## [Dataset extract]
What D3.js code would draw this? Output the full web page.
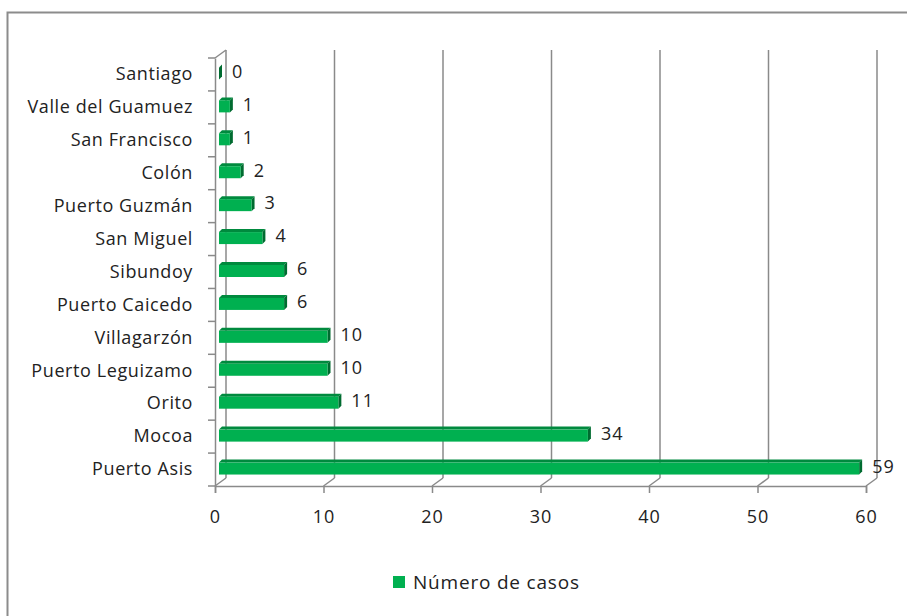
<!DOCTYPE html>
<html>
<head>
<meta charset="utf-8">
<script src="https://cdnjs.cloudflare.com/ajax/libs/d3/7.8.5/d3.min.js"></script>
<style>
  body { margin: 0; background: #fff; }
  svg text { font-family: "Open Sans", "DejaVu Sans", sans-serif; fill: #222; }
</style>
</head>
<body>
<div id="chart"></div>
<script>
var categories = ["Puerto Asis", "Mocoa", "Orito", "Puerto Leguizamo", "Villagarzón",
  "Puerto Caicedo", "Sibundoy", "San Miguel", "Puerto Guzmán", "Colón",
  "San Francisco", "Valle del Guamuez", "Santiago"];
var casos = [59, 34, 11, 10, 10, 6, 6, 4, 3, 2, 1, 1, 0];
var xTicks = [0, 10, 20, 30, 40, 50, 60];
var seriesName = "Número de casos";

var W = 907, H = 616;
var plotL = 215, plotR = 866, plotT = 58, plotB = 486;
var depthX = 11, depthY = -8;   // back wall offset
var barDx = 4, barDy = -3;      // bar sits in middle of depth
var faceH = 12, topDx = 3, topDy = -3;

var svg = d3.select("#chart").append("svg")
  .attr("width", W).attr("height", H);

// outer frame (right/bottom run off the picture)
svg.append("path")
  .attr("d", "M7.5," + H + "V12.5H" + W)
  .attr("fill", "none").attr("stroke", "#8c8c8c").attr("stroke-width", 2);

var x = d3.scaleLinear().domain([0, 60]).range([plotL, plotR]);
var y = d3.scaleBand().domain(categories).range([plotB, plotT]);

var grid = "#8a8a8a";

// back wall gridlines
svg.append("g").selectAll("line").data(xTicks).join("line")
  .attr("x1", d => x(d) + depthX).attr("x2", d => x(d) + depthX)
  .attr("y1", plotT + depthY).attr("y2", plotB + depthY)
  .attr("stroke", grid).attr("stroke-width", 1.5);

// floor diagonals
svg.append("g").selectAll("line").data(xTicks).join("line")
  .attr("x1", d => x(d)).attr("x2", d => x(d) + depthX)
  .attr("y1", plotB).attr("y2", plotB + depthY)
  .attr("stroke", grid).attr("stroke-width", 1.5);

// left wall top diagonal
svg.append("line")
  .attr("x1", plotL).attr("y1", plotT).attr("x2", plotL + depthX).attr("y2", plotT + depthY)
  .attr("stroke", grid).attr("stroke-width", 1.5);

// axes
var xAxis = svg.append("g")
  .attr("transform", "translate(0," + plotB + ")")
  .call(d3.axisBottom(x).tickValues(xTicks).tickSize(7).tickPadding(17));
var yAxis = svg.append("g")
  .attr("transform", "translate(" + plotL + ",0)")
  .call(d3.axisLeft(y).tickSize(0).tickPadding(22));

[xAxis, yAxis].forEach(function (g) {
  g.select(".domain").attr("stroke", grid).attr("stroke-width", 1.5);
  g.selectAll(".tick line").attr("stroke", grid).attr("stroke-width", 1.5);
  g.selectAll("text").attr("fill", "#222");
});
xAxis.selectAll("text").style("font-size", "18px").style("letter-spacing", "1px");
yAxis.selectAll("text").style("font-size", "18px").style("letter-spacing", "0.6px");

// left ticks between categories
svg.append("g").selectAll("line")
  .data(d3.range(categories.length + 1))
  .join("line")
  .attr("x1", plotL - 7).attr("x2", plotL)
  .attr("y1", i => plotB - i * y.step()).attr("y2", i => plotB - i * y.step())
  .attr("stroke", grid).attr("stroke-width", 1.5);

// bars
var bars = svg.append("g").selectAll("g").data(categories).join("g")
  .attr("transform", function (c) {
    var cy = y(c) + y.bandwidth() / 2 + barDy - faceH / 2 + 2;
    return "translate(" + (plotL + barDx) + "," + cy + ")";
  });

bars.each(function (c, i) {
  var g = d3.select(this);
  var w = x(casos[i]) - plotL;
  // top face
  g.append("path")
    .attr("d", "M0,0L" + topDx + "," + topDy + "L" + (w + topDx) + "," + topDy + "L" + w + ",0Z")
    .attr("fill", "#008a3e");
  // right face
  g.append("path")
    .attr("d", "M" + w + ",0L" + (w + topDx) + "," + topDy + "L" + (w + topDx) + "," + (faceH + topDy) + "L" + w + "," + faceH + "Z")
    .attr("fill", "#006b30");
  // front face
  g.append("rect")
    .attr("width", w).attr("height", faceH)
    .attr("fill", "#00b050");
  // value label
  g.append("text")
    .attr("x", w + 13).attr("y", faceH / 2 - 2)
    .attr("dy", "0.35em")
    .style("font-size", "18px")
    .style("letter-spacing", "1px")
    .text(casos[i]);
});

// legend
var legend = svg.append("g").attr("transform", "translate(393,576)");
legend.append("rect").attr("width", 12).attr("height", 12).attr("fill", "#00b050");
legend.append("text").attr("x", 20).attr("y", 6).attr("dy", "0.35em")
  .style("font-size", "19px").style("letter-spacing", "0.8px").text(seriesName);
</script>
</body>
</html>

## [Given problem]
Search the data for "this". Copy every line that has it.

## [Answer]
What D3.js code would draw this? Output the full web page.
  var g = d3.select(this);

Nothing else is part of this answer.